─── Listed entries

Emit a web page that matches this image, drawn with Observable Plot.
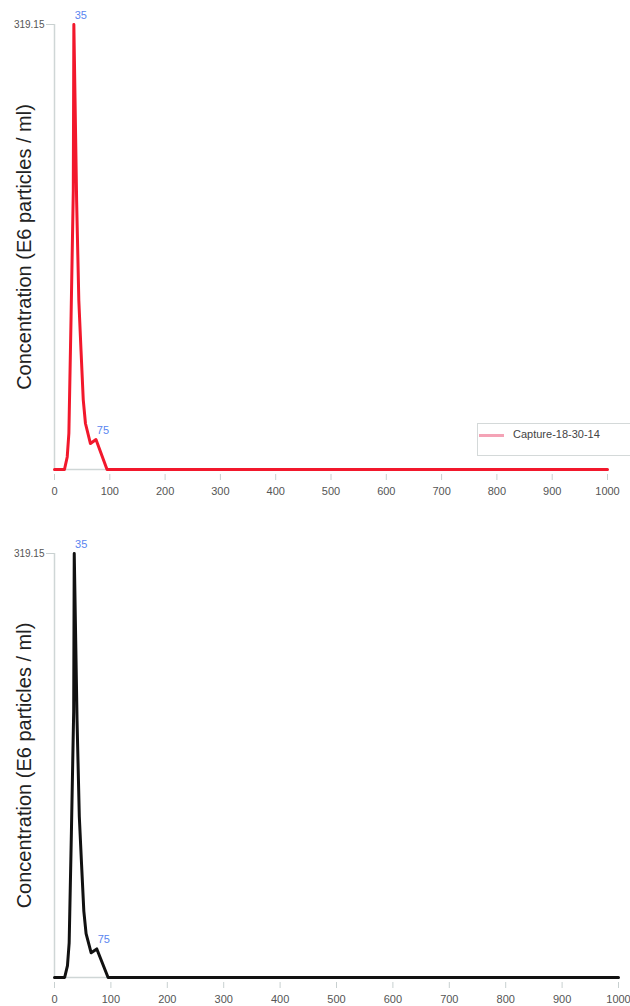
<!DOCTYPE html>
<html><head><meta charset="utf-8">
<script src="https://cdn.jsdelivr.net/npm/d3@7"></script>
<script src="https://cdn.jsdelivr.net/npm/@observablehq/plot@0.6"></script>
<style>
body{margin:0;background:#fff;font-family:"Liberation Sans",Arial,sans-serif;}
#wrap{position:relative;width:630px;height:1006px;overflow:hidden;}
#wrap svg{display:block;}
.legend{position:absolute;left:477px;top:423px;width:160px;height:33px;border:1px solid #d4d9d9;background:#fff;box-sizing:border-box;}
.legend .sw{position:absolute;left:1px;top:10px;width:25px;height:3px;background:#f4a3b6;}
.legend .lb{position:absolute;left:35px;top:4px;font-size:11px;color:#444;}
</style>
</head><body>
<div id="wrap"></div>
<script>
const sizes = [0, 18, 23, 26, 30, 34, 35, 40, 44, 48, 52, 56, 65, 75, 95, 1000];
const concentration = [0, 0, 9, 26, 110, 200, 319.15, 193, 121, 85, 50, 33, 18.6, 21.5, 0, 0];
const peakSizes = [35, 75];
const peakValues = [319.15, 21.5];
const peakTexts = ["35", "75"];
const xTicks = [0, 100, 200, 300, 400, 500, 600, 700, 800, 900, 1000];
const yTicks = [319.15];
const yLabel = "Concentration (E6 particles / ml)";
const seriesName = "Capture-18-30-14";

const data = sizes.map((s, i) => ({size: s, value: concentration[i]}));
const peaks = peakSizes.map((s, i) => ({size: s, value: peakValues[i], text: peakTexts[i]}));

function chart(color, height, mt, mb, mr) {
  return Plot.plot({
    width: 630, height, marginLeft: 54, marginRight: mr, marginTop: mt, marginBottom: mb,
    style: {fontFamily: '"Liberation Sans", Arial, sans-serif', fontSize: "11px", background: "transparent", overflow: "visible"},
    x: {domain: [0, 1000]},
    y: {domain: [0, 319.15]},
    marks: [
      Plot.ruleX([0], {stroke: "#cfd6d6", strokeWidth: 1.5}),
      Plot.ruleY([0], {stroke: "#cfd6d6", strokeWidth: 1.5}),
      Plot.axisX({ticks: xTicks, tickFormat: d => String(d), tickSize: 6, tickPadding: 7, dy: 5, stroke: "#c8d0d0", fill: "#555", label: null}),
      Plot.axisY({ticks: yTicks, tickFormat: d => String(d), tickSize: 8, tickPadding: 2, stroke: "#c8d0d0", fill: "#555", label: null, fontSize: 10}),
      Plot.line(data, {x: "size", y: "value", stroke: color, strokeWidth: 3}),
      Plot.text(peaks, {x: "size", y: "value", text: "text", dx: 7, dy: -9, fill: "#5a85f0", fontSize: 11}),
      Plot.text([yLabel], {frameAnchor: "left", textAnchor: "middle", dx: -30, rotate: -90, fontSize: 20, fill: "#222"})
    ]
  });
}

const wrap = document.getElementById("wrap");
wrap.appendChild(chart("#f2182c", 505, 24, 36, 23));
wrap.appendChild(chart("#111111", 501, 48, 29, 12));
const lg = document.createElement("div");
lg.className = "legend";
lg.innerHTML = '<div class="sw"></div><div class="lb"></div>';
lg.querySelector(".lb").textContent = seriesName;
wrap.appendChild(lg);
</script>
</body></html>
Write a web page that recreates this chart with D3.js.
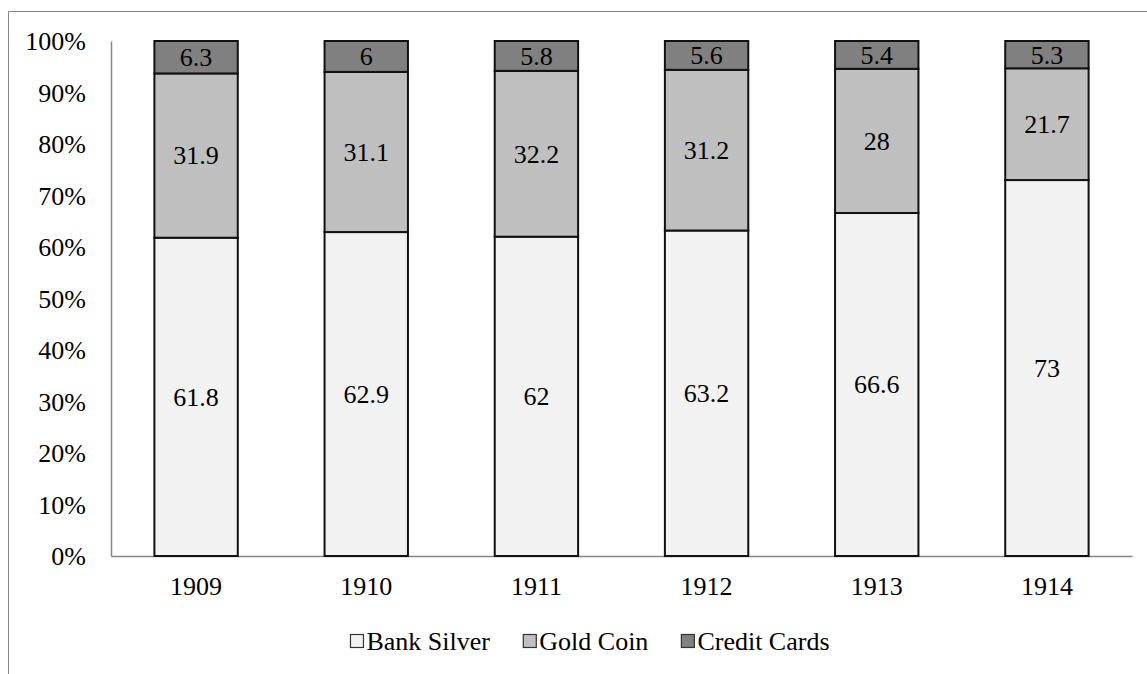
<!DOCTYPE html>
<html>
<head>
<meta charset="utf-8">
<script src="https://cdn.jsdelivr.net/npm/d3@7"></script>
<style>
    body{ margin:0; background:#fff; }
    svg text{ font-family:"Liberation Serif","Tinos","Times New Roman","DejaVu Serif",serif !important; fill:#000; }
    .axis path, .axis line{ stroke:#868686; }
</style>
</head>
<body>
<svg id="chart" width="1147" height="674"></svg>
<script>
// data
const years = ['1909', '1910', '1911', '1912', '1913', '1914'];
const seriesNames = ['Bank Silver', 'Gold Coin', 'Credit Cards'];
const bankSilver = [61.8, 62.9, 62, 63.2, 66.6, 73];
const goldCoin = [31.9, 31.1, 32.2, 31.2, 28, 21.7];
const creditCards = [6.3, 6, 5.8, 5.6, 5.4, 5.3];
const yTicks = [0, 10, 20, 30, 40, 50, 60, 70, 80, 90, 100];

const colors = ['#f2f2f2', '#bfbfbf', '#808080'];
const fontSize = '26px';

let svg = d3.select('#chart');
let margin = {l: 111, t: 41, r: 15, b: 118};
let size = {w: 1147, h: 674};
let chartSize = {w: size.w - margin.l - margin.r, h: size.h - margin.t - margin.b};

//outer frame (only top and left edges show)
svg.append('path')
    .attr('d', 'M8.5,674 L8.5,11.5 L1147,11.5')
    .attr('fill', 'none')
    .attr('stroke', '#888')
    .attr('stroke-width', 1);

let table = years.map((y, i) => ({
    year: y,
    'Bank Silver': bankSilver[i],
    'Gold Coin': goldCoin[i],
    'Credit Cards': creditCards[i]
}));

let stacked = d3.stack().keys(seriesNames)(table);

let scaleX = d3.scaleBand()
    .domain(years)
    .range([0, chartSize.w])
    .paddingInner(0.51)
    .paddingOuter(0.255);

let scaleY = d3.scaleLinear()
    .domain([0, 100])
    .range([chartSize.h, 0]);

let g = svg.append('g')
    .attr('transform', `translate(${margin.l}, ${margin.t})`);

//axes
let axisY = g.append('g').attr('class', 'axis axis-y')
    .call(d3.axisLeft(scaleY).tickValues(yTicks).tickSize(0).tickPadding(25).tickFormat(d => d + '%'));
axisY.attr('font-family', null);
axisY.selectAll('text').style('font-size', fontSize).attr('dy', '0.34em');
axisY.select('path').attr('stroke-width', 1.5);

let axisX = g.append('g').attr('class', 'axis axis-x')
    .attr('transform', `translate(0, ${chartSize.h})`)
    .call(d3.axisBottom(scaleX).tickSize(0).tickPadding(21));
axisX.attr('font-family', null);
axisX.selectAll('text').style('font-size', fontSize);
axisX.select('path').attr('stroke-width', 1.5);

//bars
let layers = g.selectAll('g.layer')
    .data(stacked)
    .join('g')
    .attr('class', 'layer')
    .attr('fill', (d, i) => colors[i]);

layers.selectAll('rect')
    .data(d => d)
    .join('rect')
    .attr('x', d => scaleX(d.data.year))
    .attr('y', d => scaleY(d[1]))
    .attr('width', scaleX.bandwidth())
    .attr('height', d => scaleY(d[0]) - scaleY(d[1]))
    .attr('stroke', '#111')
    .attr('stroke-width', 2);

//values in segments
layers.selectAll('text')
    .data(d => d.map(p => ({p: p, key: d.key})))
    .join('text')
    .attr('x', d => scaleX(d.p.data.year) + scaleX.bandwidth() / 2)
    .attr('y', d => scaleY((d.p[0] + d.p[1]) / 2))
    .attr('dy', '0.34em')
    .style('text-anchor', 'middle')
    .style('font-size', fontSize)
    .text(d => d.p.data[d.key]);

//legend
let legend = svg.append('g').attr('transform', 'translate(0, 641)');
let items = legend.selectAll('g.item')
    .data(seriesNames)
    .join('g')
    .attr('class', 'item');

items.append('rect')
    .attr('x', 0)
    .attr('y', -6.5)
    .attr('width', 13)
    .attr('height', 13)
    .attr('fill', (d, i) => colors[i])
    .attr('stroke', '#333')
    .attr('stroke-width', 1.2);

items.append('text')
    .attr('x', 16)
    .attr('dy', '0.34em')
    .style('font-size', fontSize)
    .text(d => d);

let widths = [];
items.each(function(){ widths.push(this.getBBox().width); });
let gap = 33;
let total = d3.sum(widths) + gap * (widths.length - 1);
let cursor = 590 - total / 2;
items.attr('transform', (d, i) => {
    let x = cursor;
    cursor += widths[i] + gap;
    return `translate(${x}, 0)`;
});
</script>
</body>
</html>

──────

**Exercise**
Set down the material exactly, every line of it, except for the pictures.

**Answer to this problem**
Emit a web page that matches this image, drawn with Observable Plot.
<!DOCTYPE html>
<html><head><meta charset="utf-8">
<script src="https://cdn.jsdelivr.net/npm/d3@7"></script>
<script src="https://cdn.jsdelivr.net/npm/@observablehq/plot@0.6"></script>
<style>
body{margin:0;background:#fff;font-family:"Liberation Sans",Arial,sans-serif;}
#wrap{position:relative;width:630px;height:1006px;overflow:hidden;}
#wrap svg{display:block;}
.legend{position:absolute;left:477px;top:423px;width:160px;height:33px;border:1px solid #d4d9d9;background:#fff;box-sizing:border-box;}
.legend .sw{position:absolute;left:1px;top:10px;width:25px;height:3px;background:#f4a3b6;}
.legend .lb{position:absolute;left:35px;top:4px;font-size:11px;color:#444;}
</style>
</head><body>
<div id="wrap"></div>
<script>
const sizes = [0, 18, 23, 26, 30, 34, 35, 40, 44, 48, 52, 56, 65, 75, 95, 1000];
const concentration = [0, 0, 9, 26, 110, 200, 319.15, 193, 121, 85, 50, 33, 18.6, 21.5, 0, 0];
const peakSizes = [35, 75];
const peakValues = [319.15, 21.5];
const peakTexts = ["35", "75"];
const xTicks = [0, 100, 200, 300, 400, 500, 600, 700, 800, 900, 1000];
const yTicks = [319.15];
const yLabel = "Concentration (E6 particles / ml)";
const seriesName = "Capture-18-30-14";

const data = sizes.map((s, i) => ({size: s, value: concentration[i]}));
const peaks = peakSizes.map((s, i) => ({size: s, value: peakValues[i], text: peakTexts[i]}));

function chart(color, height, mt, mb, mr) {
  return Plot.plot({
    width: 630, height, marginLeft: 54, marginRight: mr, marginTop: mt, marginBottom: mb,
    style: {fontFamily: '"Liberation Sans", Arial, sans-serif', fontSize: "11px", background: "transparent", overflow: "visible"},
    x: {domain: [0, 1000]},
    y: {domain: [0, 319.15]},
    marks: [
      Plot.ruleX([0], {stroke: "#cfd6d6", strokeWidth: 1.5}),
      Plot.ruleY([0], {stroke: "#cfd6d6", strokeWidth: 1.5}),
      Plot.axisX({ticks: xTicks, tickFormat: d => String(d), tickSize: 6, tickPadding: 7, dy: 5, stroke: "#c8d0d0", fill: "#555", label: null}),
      Plot.axisY({ticks: yTicks, tickFormat: d => String(d), tickSize: 8, tickPadding: 2, stroke: "#c8d0d0", fill: "#555", label: null, fontSize: 10}),
      Plot.line(data, {x: "size", y: "value", stroke: color, strokeWidth: 3}),
      Plot.text(peaks, {x: "size", y: "value", text: "text", dx: 7, dy: -9, fill: "#5a85f0", fontSize: 11}),
      Plot.text([yLabel], {frameAnchor: "left", textAnchor: "middle", dx: -30, rotate: -90, fontSize: 20, fill: "#222"})
    ]
  });
}

const wrap = document.getElementById("wrap");
wrap.appendChild(chart("#f2182c", 505, 24, 36, 23));
wrap.appendChild(chart("#111111", 501, 48, 29, 12));
const lg = document.createElement("div");
lg.className = "legend";
lg.innerHTML = '<div class="sw"></div><div class="lb"></div>';
lg.querySelector(".lb").textContent = seriesName;
wrap.appendChild(lg);
</script>
</body></html>
Write a web page that recreates this chart with D3.js.
<!DOCTYPE html>
<html>
<head>
<meta charset="utf-8">
<script src="https://cdn.jsdelivr.net/npm/d3@7"></script>
<style>
    body{ margin:0; background:#fff; }
    svg text{ font-family:"Liberation Serif","Tinos","Times New Roman","DejaVu Serif",serif !important; fill:#000; }
    .axis path, .axis line{ stroke:#868686; }
</style>
</head>
<body>
<svg id="chart" width="1147" height="674"></svg>
<script>
// data
const years = ['1909', '1910', '1911', '1912', '1913', '1914'];
const seriesNames = ['Bank Silver', 'Gold Coin', 'Credit Cards'];
const bankSilver = [61.8, 62.9, 62, 63.2, 66.6, 73];
const goldCoin = [31.9, 31.1, 32.2, 31.2, 28, 21.7];
const creditCards = [6.3, 6, 5.8, 5.6, 5.4, 5.3];
const yTicks = [0, 10, 20, 30, 40, 50, 60, 70, 80, 90, 100];

const colors = ['#f2f2f2', '#bfbfbf', '#808080'];
const fontSize = '26px';

let svg = d3.select('#chart');
let margin = {l: 111, t: 41, r: 15, b: 118};
let size = {w: 1147, h: 674};
let chartSize = {w: size.w - margin.l - margin.r, h: size.h - margin.t - margin.b};

//outer frame (only top and left edges show)
svg.append('path')
    .attr('d', 'M8.5,674 L8.5,11.5 L1147,11.5')
    .attr('fill', 'none')
    .attr('stroke', '#888')
    .attr('stroke-width', 1);

let table = years.map((y, i) => ({
    year: y,
    'Bank Silver': bankSilver[i],
    'Gold Coin': goldCoin[i],
    'Credit Cards': creditCards[i]
}));

let stacked = d3.stack().keys(seriesNames)(table);

let scaleX = d3.scaleBand()
    .domain(years)
    .range([0, chartSize.w])
    .paddingInner(0.51)
    .paddingOuter(0.255);

let scaleY = d3.scaleLinear()
    .domain([0, 100])
    .range([chartSize.h, 0]);

let g = svg.append('g')
    .attr('transform', `translate(${margin.l}, ${margin.t})`);

//axes
let axisY = g.append('g').attr('class', 'axis axis-y')
    .call(d3.axisLeft(scaleY).tickValues(yTicks).tickSize(0).tickPadding(25).tickFormat(d => d + '%'));
axisY.attr('font-family', null);
axisY.selectAll('text').style('font-size', fontSize).attr('dy', '0.34em');
axisY.select('path').attr('stroke-width', 1.5);

let axisX = g.append('g').attr('class', 'axis axis-x')
    .attr('transform', `translate(0, ${chartSize.h})`)
    .call(d3.axisBottom(scaleX).tickSize(0).tickPadding(21));
axisX.attr('font-family', null);
axisX.selectAll('text').style('font-size', fontSize);
axisX.select('path').attr('stroke-width', 1.5);

//bars
let layers = g.selectAll('g.layer')
    .data(stacked)
    .join('g')
    .attr('class', 'layer')
    .attr('fill', (d, i) => colors[i]);

layers.selectAll('rect')
    .data(d => d)
    .join('rect')
    .attr('x', d => scaleX(d.data.year))
    .attr('y', d => scaleY(d[1]))
    .attr('width', scaleX.bandwidth())
    .attr('height', d => scaleY(d[0]) - scaleY(d[1]))
    .attr('stroke', '#111')
    .attr('stroke-width', 2);

//values in segments
layers.selectAll('text')
    .data(d => d.map(p => ({p: p, key: d.key})))
    .join('text')
    .attr('x', d => scaleX(d.p.data.year) + scaleX.bandwidth() / 2)
    .attr('y', d => scaleY((d.p[0] + d.p[1]) / 2))
    .attr('dy', '0.34em')
    .style('text-anchor', 'middle')
    .style('font-size', fontSize)
    .text(d => d.p.data[d.key]);

//legend
let legend = svg.append('g').attr('transform', 'translate(0, 641)');
let items = legend.selectAll('g.item')
    .data(seriesNames)
    .join('g')
    .attr('class', 'item');

items.append('rect')
    .attr('x', 0)
    .attr('y', -6.5)
    .attr('width', 13)
    .attr('height', 13)
    .attr('fill', (d, i) => colors[i])
    .attr('stroke', '#333')
    .attr('stroke-width', 1.2);

items.append('text')
    .attr('x', 16)
    .attr('dy', '0.34em')
    .style('font-size', fontSize)
    .text(d => d);

let widths = [];
items.each(function(){ widths.push(this.getBBox().width); });
let gap = 33;
let total = d3.sum(widths) + gap * (widths.length - 1);
let cursor = 590 - total / 2;
items.attr('transform', (d, i) => {
    let x = cursor;
    cursor += widths[i] + gap;
    return `translate(${x}, 0)`;
});
</script>
</body>
</html>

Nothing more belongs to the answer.